Recently Discogs changed its data dump format, making it more difficult to compare releases the way I used to do and which is described in a previous blog post.
So, the only thing I could do: dive into the XML a bit more and compare elements in the XML output for releases that have been changed. The results are quite interesting.
I took the data dumps of March 1 2020 and April 1 2020, split these data dumps into individual XML files, computed SHA256 checksums for each of these files and ignored the ones that were the same in both dataset, leaving me with 531,444 releases to look at:
Releases that were changed in March 2020 |
This graph is the same graph that I have been seeing for the last 2.5 years, but what I wanted to know is: what are the releases with relevant changes and where are those changes? Personally I don't think that the YouTube videos are very relevant, and since that was the biggest change in the Discogs data dumps I decided to filter these and then compare.

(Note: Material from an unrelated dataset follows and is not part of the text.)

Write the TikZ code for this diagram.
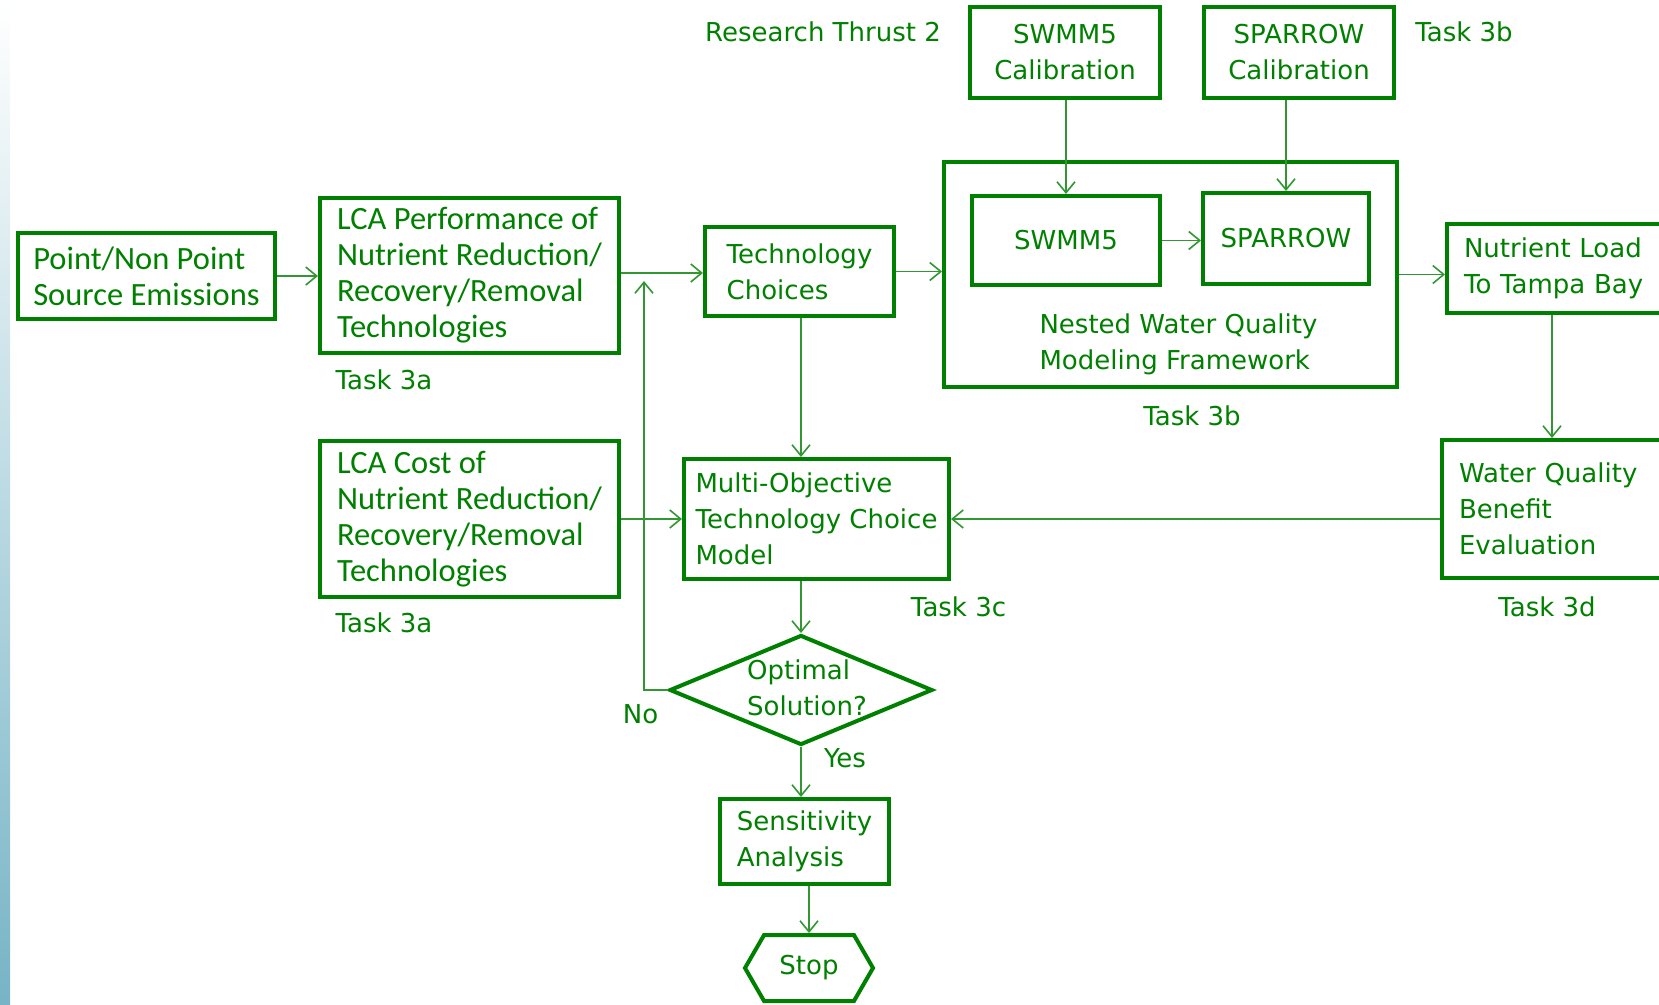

What I did is the following:
- read the XML for the release in both data dumps
- compare each element that is a direct child of the top level "release" element
- ignore the "videos" element
- record if any elements were added, removed or changed
As it turns out quite a few releases that were marked as different actually are identical if you ignore the "videos" (I think the YouTube videos are irrelevant information): 224,352 releases were actually identical when ignoring the YouTube videos. That leaves 307,092 files that had relevant changes:
Releases that had relevant changes in March 2020 |
The graph is interesting to see, as it is quite different to the other graph that I am quite familiar with. It seems like most of the changes in old releases are actually only for YouTube videos:
Releases with only YouTube video changes in March 2020 |
What iI wanted to know next is where these changes were made in the releases. I recorded three types of changes:
- element removed
- element added
- element changed
and also which element was changed.
There were 29 different change/element pairs. From most to least changes:
- changed identifiers: 69427
- changed tracklist : 63399
- changed companies : 62219
- changed images : 59756
- changed extraartists : 54986
- changed data_quality : 42555
- changed formats : 40751
- changed notes : 33513
- changed labels : 31066
- added master_id : 27111
- added images : 15907
- changed artists : 15472
- changed title : 14463
- added notes : 12813
- changed styles : 10165
- changed released : 7535
- changed genres : 6597
- added released : 6214
- added styles : 5759
- changed master_id : 5139
- changed country : 4069
- removed notes : 3495
- removed released : 2353
- added country : 1629
- removed images : 1047
- removed master_id : 898
- removed styles : 329
- removed country : 260
- added genres : 1
So the most common type of change is definitely "identifiers", which translate to "Barcode and Other Identifiers" on the Discogs webpage. This is not entirely unexpected. What is interesting to see is that very few sections are completely removed and if a section is removed completely it is mostly "notes" (which makes sense, as there are plenty of releases with bogus notes) and "released" (released dates/years).
There are probably still some other tweaks possible here. For example, personally, I think that an element such as "data_quality" doesn't add much information, except which releases to possibly ignore (I have ranted about this before) and there were a bit over 12,500 releases where the only change was this particular field. Others that I would probably also ignore: releases where only "genres" (264 releases) or "styles" (1480 releases) were changed.